One of the most concerning things about some of these wrong-way driving reports is that more and more are happening on well-lit highways near downtown and the Strip, he said.

“Generally we see them more on the outskirts of town where lighting isn’t as good,” he said “It’s shocking that the everyday motorist not giving it a second thought that they might be involved in a crash like that.”

There aren’t many tools traffic enforcers have to deter wrong-way drivers, other than citizen calls and signage, like the wrong-way detection signs on I-15 and Starr Avenue interchange that lights up so drivers can self-correct.
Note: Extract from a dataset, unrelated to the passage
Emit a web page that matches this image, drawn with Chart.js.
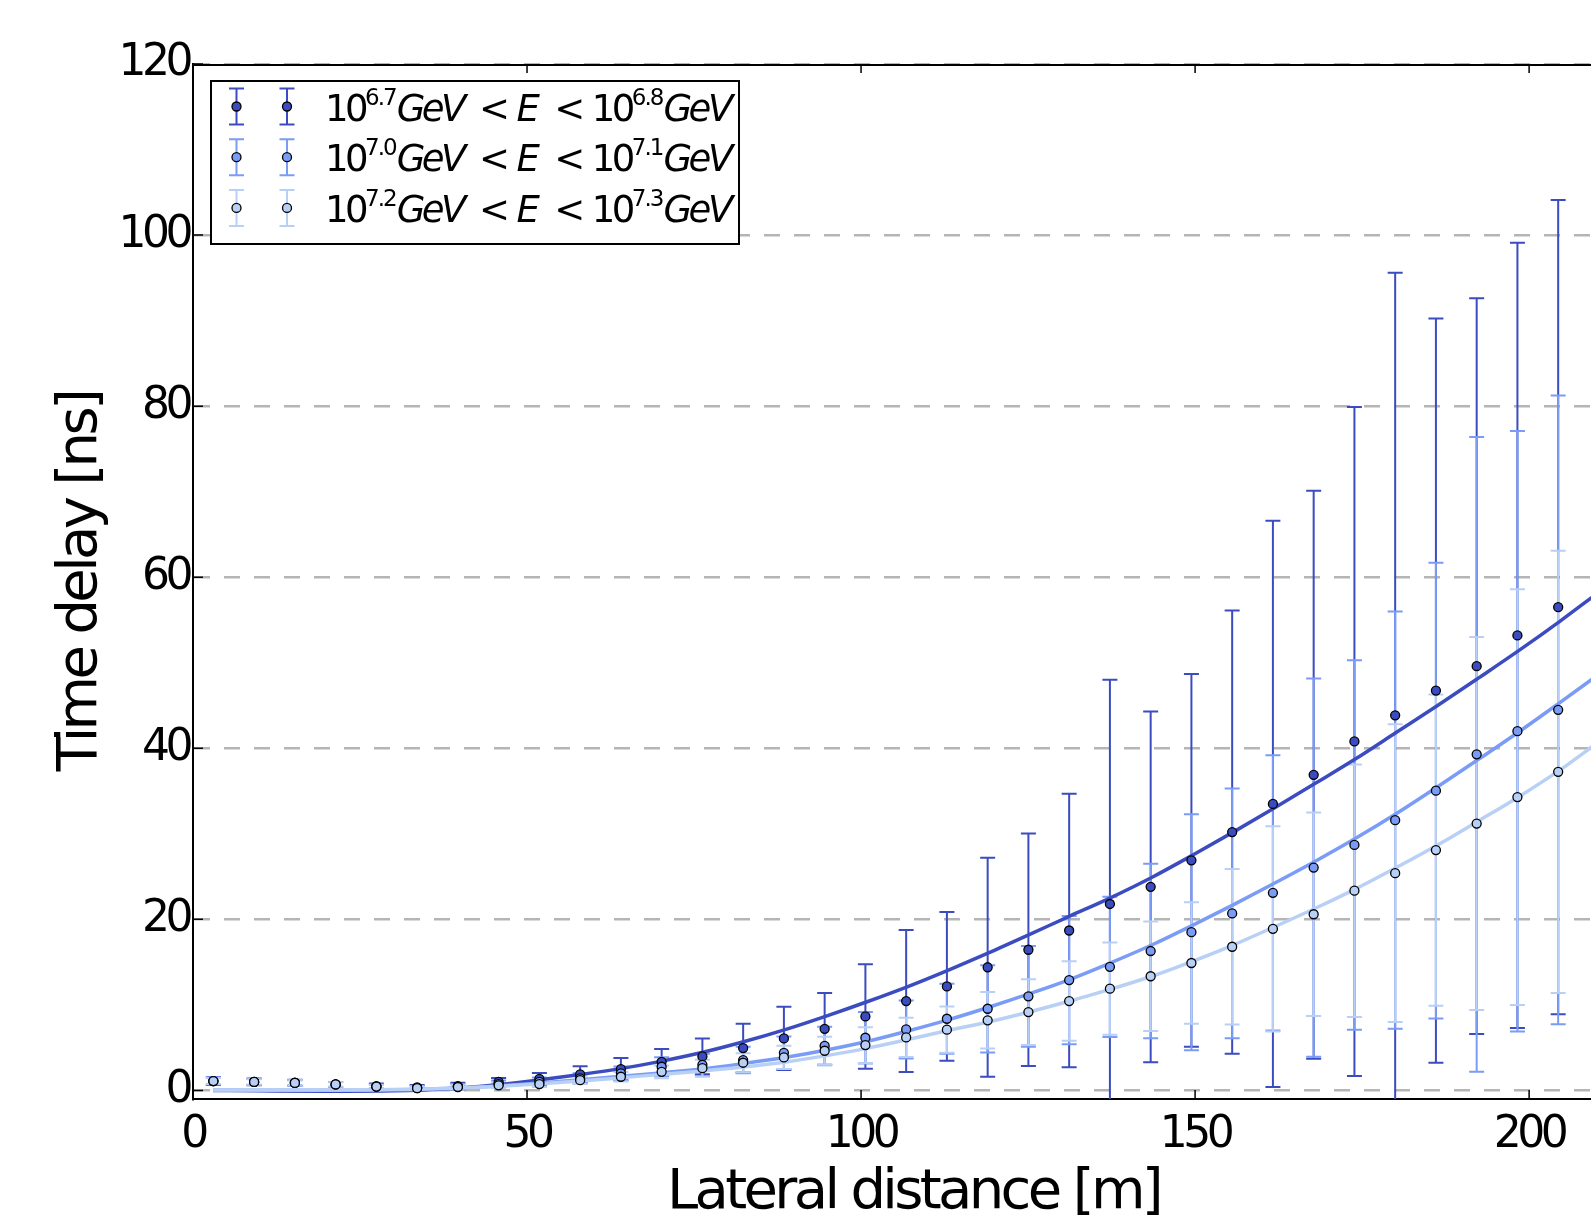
<!DOCTYPE html>
<html>
<head>
<meta charset="utf-8">
<script src="https://cdn.jsdelivr.net/npm/chart.js@4.4.0/dist/chart.umd.min.js"></script>
<style>
html, body { margin: 0; padding: 0; background: #fff; overflow: hidden; }
#wrap { width: 1640px; height: 1215px; }
</style>
</head>
<body>
<div id="wrap"><canvas id="chart" width="1640" height="1215"></canvas></div>
<script>
// lateral distance bin centres [m]
const distance = [3.05, 9.15, 15.25, 21.35, 27.45, 33.55, 39.65, 45.75, 51.85, 57.95,
    64.05, 70.15, 76.25, 82.35, 88.45, 94.55, 100.65, 106.75, 112.85, 118.95,
    125.05, 131.15, 137.25, 143.35, 149.45, 155.55, 161.65, 167.75, 173.85, 179.95,
    186.05, 192.15, 198.25, 204.35];

// 10^6.7 - 10^6.8 GeV
const delayLow = [1.1, 1.0, 0.9, 0.7, 0.5, 0.35, 0.5, 1.0, 1.35, 1.87,
    2.5, 3.35, 3.98, 4.95, 6.08, 7.2, 8.65, 10.45, 12.16, 14.4,
    16.45, 18.7, 21.8, 23.8, 26.9, 30.2, 33.5, 36.9, 40.8, 43.85,
    46.75, 49.6, 53.2, 56.5];
const errLow = [0.45, 0.4, 0.35, 0.3, 0.3, 0.3, 0.4, 0.45, 0.7, 0.95,
    1.3, 1.5, 2.1, 2.85, 3.7, 4.2, 6.1, 8.3, 8.7, 12.8,
    13.6, 16.0, 26.2, 20.5, 21.8, 25.9, 33.1, 33.2, 39.1, 51.75,
    43.5, 43.0, 45.9, 47.6];

// 10^7.0 - 10^7.1 GeV
const delayMid = [1.1, 1.0, 0.88, 0.7, 0.45, 0.28, 0.45, 0.75, 1.0, 1.4,
    2.0, 2.77, 3.0, 3.55, 4.4, 5.2, 6.16, 7.13, 8.38, 9.55,
    11.0, 12.9, 14.45, 16.3, 18.5, 20.7, 23.1, 26.05, 28.7, 31.6,
    35.05, 39.3, 42.0, 44.5];
const errMid = [0.4, 0.35, 0.3, 0.3, 0.25, 0.25, 0.3, 0.4, 0.5, 0.6,
    0.8, 1.1, 1.3, 1.55, 1.9, 2.25, 3.0, 3.4, 4.1, 5.1,
    5.9, 7.5, 8.2, 10.2, 13.8, 14.6, 16.1, 22.1, 21.6, 24.4,
    26.65, 37.1, 35.1, 36.75];

// 10^7.2 - 10^7.3 GeV
const delayHigh = [1.1, 1.0, 0.88, 0.7, 0.45, 0.27, 0.4, 0.6, 0.75, 1.2,
    1.6, 2.18, 2.6, 3.24, 3.86, 4.64, 5.3, 6.2, 7.1, 8.2,
    9.16, 10.45, 11.9, 13.35, 14.9, 16.8, 18.9, 20.6, 23.35, 25.4,
    28.1, 31.2, 34.3, 37.25];
const errHigh = [0.35, 0.3, 0.3, 0.25, 0.2, 0.2, 0.25, 0.3, 0.35, 0.45,
    0.55, 0.75, 1.0, 1.1, 1.36, 1.64, 2.1, 2.3, 2.7, 3.3,
    3.85, 4.65, 5.4, 6.4, 7.1, 9.1, 12.0, 11.9, 14.75, 17.4,
    18.2, 21.8, 24.3, 25.85];

// fitted curves
const fitDistance = [3, 10, 20, 30, 40, 46, 52, 58, 64, 70,
    76, 82, 89, 95, 101, 107, 113, 119, 125, 131,
    137, 143.5, 149.6, 155.7, 161.8, 168, 174.1, 180.2, 186.3, 192.4,
    198.6, 204.7, 210];
const fitLow = [0.0, -0.05, -0.1, -0.05, 0.3, 0.7, 1.25, 1.87, 2.55, 3.4,
    4.4, 5.6, 7.2, 8.75, 10.4, 12.15, 14.05, 16.05, 18.15, 20.3,
    22.4, 24.9, 27.5, 30.2, 33.0, 35.9, 38.8, 41.9, 45.0, 48.2,
    51.5, 54.9, 58.0];
const fitMid = [0.02, 0.02, 0.02, 0.08, 0.3, 0.55, 0.88, 1.25, 1.65, 2.05,
    2.5, 3.1, 3.9, 4.75, 5.75, 6.95, 8.25, 9.7, 11.25, 12.9,
    14.8, 17.0, 19.3, 21.7, 24.2, 26.8, 29.5, 32.4, 35.5, 38.7,
    42.0, 45.4, 48.4];
const fitHigh = [0.05, 0.05, 0.05, 0.1, 0.3, 0.5, 0.78, 1.1, 1.48, 1.87,
    2.25, 2.7, 3.35, 4.1, 4.95, 5.95, 7.0, 8.0, 9.15, 10.4,
    11.75, 13.35, 15.1, 17.0, 19.1, 21.3, 23.6, 26.1, 28.7, 31.5,
    34.4, 37.5, 40.5];

const energyBins = [['6.7', '6.8'], ['7.0', '7.1'], ['7.2', '7.3']];
const xTicks = [0, 50, 100, 150, 200];
const yTicks = [0, 20, 40, 60, 80, 100, 120];

const colors = ['#3b4cc0', '#7a9cf6', '#b9d0f6'];
const groups = [
    { values: delayLow, errors: errLow, fit: fitLow, color: colors[0] },
    { values: delayMid, errors: errMid, fit: fitMid, color: colors[1] },
    { values: delayHigh, errors: errHigh, fit: fitHigh, color: colors[2] }
];

function pts(xs, ys) {
    return xs.map((x, i) => ({ x: x, y: ys[i] }));
}

const datasets = [];
groups.forEach((g, k) => {
    datasets.push({
        type: 'line',
        data: pts(distance, g.values),
        showLine: false,
        pointRadius: 4.5,
        pointBackgroundColor: g.color,
        pointBorderColor: '#000',
        pointBorderWidth: 1.3,
        order: 2 - k
    });
});
groups.forEach((g, k) => {
    datasets.push({
        type: 'line',
        data: pts(fitDistance, g.fit),
        borderColor: g.color,
        borderWidth: 3.5,
        pointRadius: 0,
        fill: false,
        cubicInterpolationMode: 'monotone',
        order: 5 - k
    });
});

function strokeBar(ctx, px, top, bot, half) {
    ctx.beginPath();
    ctx.moveTo(px, top); ctx.lineTo(px, bot);
    ctx.moveTo(px - half, top); ctx.lineTo(px + half, top);
    ctx.moveTo(px - half, bot); ctx.lineTo(px + half, bot);
    ctx.stroke();
}

const errorBars = {
    id: 'errorBars',
    beforeDatasetsDraw(chart) {
        const { ctx, chartArea, scales: { x, y } } = chart;
        ctx.save();
        ctx.beginPath();
        ctx.rect(chartArea.left, chartArea.top, chartArea.width, chartArea.height);
        ctx.clip();
        // top spine, under the dashed grid
        ctx.strokeStyle = '#000';
        ctx.lineWidth = 2;
        ctx.beginPath();
        ctx.moveTo(chartArea.left, chartArea.top + 1);
        ctx.lineTo(chartArea.right, chartArea.top + 1);
        ctx.stroke();
        groups.forEach(g => {
            ctx.strokeStyle = g.color;
            ctx.lineWidth = 2;
            distance.forEach((d, i) => {
                const px = x.getPixelForValue(d);
                strokeBar(ctx, px, y.getPixelForValue(g.values[i] + g.errors[i]),
                    y.getPixelForValue(g.values[i] - g.errors[i]), 7.5);
            });
        });
        ctx.restore();
    }
};

const decor = {
    id: 'decor',
    beforeDraw(chart) {
        chart.ctx.letterSpacing = '-4.5px';
    },
    afterDraw(chart) {
        const { ctx, chartArea, scales: { x, y } } = chart;
        ctx.save();
        // inward ticks
        ctx.strokeStyle = '#000';
        ctx.lineWidth = 1.5;
        ctx.beginPath();
        xTicks.forEach(v => {
            const px = x.getPixelForValue(v);
            ctx.moveTo(px, chartArea.bottom); ctx.lineTo(px, chartArea.bottom - 9);
            ctx.moveTo(px, chartArea.top); ctx.lineTo(px, chartArea.top + 9);
        });
        yTicks.forEach(v => {
            const py = y.getPixelForValue(v);
            ctx.moveTo(chartArea.left, py); ctx.lineTo(chartArea.left + 10, py);
        });
        ctx.stroke();

        // axis titles
        ctx.fillStyle = '#000';
        ctx.letterSpacing = '-3.65px';
        ctx.font = '56px "DejaVu Sans"';
        ctx.textAlign = 'center';
        ctx.textBaseline = 'alphabetic';
        ctx.fillText('Lateral distance [m]', (chartArea.left + chartArea.right) / 2, 1208);
        ctx.save();
        ctx.translate(96, (chartArea.top + chartArea.bottom) / 2);
        ctx.rotate(-Math.PI / 2);
        ctx.fillText('Time delay [ns]', 0, 0);
        ctx.restore();

        // legend
        ctx.fillStyle = '#fff';
        ctx.fillRect(211, 81, 528, 163);
        ctx.strokeStyle = '#000';
        ctx.lineWidth = 2;
        ctx.strokeRect(211, 81, 528, 163);
        ctx.textAlign = 'left';
        const up = '37px "DejaVu Sans"';
        const it = 'italic 37px "DejaVu Sans"';
        const sup = '23px "DejaVu Sans"';
        groups.forEach((g, r) => {
            const cy = 106.5 + r * 50.7;
            [236.5, 287].forEach(mx => {
                ctx.strokeStyle = g.color;
                ctx.lineWidth = 2;
                strokeBar(ctx, mx, cy - 18, cy + 18, 7.5);
                ctx.beginPath();
                ctx.arc(mx, cy, 4.5, 0, Math.PI * 2);
                ctx.fillStyle = g.color;
                ctx.fill();
                ctx.strokeStyle = '#000';
                ctx.lineWidth = 1.3;
                ctx.stroke();
            });
            const base = cy + 14;
            let tx = 325;
            ctx.fillStyle = '#000';
            const put = (text, font, dy, gap) => {
                ctx.font = font;
                ctx.letterSpacing = font === sup ? '-2px' : '-3.5px';
                ctx.fillText(text, tx, base + dy);
                tx += ctx.measureText(text).width + gap;
            };
            put('10', up, 0, 0);
            put(energyBins[r][0], sup, -16, 1);
            put('GeV', it, 0, 16);
            put('<', up, 0, 10);
            put('E', it, 0, 18);
            put('<', up, 0, 10);
            put('10', up, 0, 0);
            put(energyBins[r][1], sup, -16, 1);
            put('GeV', it, 0, 0);
        });
        ctx.restore();
    }
};

new Chart(document.getElementById('chart'), {
    type: 'line',
    data: { datasets: datasets },
    options: {
        responsive: false,
        animation: false,
        layout: { padding: { top: 64, right: 6, left: 0, bottom: 0 } },
        plugins: { legend: { display: false }, tooltip: { enabled: false } },
        scales: {
            x: {
                type: 'linear',
                min: 0,
                max: 215.7,
                z: 1,
                afterBuildTicks: s => { s.ticks = xTicks.map(v => ({ value: v })); },
                afterFit: s => { s.height = 116; },
                ticks: { color: '#000', padding: 10, maxRotation: 0, font: { family: 'DejaVu Sans', size: 44 } },
                grid: { display: false, drawTicks: false },
                border: { display: true, color: '#000', width: 2 }
            },
            y: {
                type: 'linear',
                min: -1,
                max: 120,
                z: 1,
                afterBuildTicks: s => { s.ticks = yTicks.map(v => ({ value: v })); },
                afterFit: s => { s.width = 193; },
                ticks: { color: '#000', padding: 4, font: { family: 'DejaVu Sans', size: 44 } },
                grid: { color: '#b5b5b5', lineWidth: 2.5, drawTicks: false },
                border: { display: true, color: '#000', width: 2, dash: [16, 14] }
            }
        }
    },
    plugins: [errorBars, decor]
});
</script>
</body>
</html>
The Nevada Department of Transportation hopes to give traffic enforcers another tool this year with installation of new wrong-way driving signs at U.S. 95 and Durango Drive in northwest Las Vegas. The signs will have red flashing strobe lights to alert the driver they’re going the wrong way as well as a censored video camera to alert law enforcement to respond, NDOT spokesman Tony Illia said.

It has been in the planning stages for quite some time, he said. “This isn’t a response to the recent spike in wrong-way driving incidents. But the timing couldn’t be better as it turns out.”

The technology will be the first of its kind in Southern Nevada, Illia added. Similar signage has been tested in other nearby jurisdictions, including Northern Nevada and Arizona.

In 2018, the Arizona Department of Transportation installed wrong-way detection signs on the I-17 in Phoenix. The system has detected more than 90 wrong-way vehicles — mostly at freeway off ramps — since it became operational, officials said. While the signs aren’t physically capable of stopping wrong-way crashes, they have been instrumental in reducing fatal crashes by immediately alerting state troopers, officials said.

Illia said NDOT has considered testing a spike “strip” option, but there is a concern that spike strips on high-speed roadways are unsafe, and would further prevent law-enforcement and first responders from accessing wrong-way driving crashes.

As officials continue to test new methods to address the wrong-way driver problem, Buratczuk urges drivers to be mindful at night, buckle up and to stay in the right lane while driving, as many wrong-way drivers tend to travel in HOV or left lanes, thinking they’re cruising in the slow lane.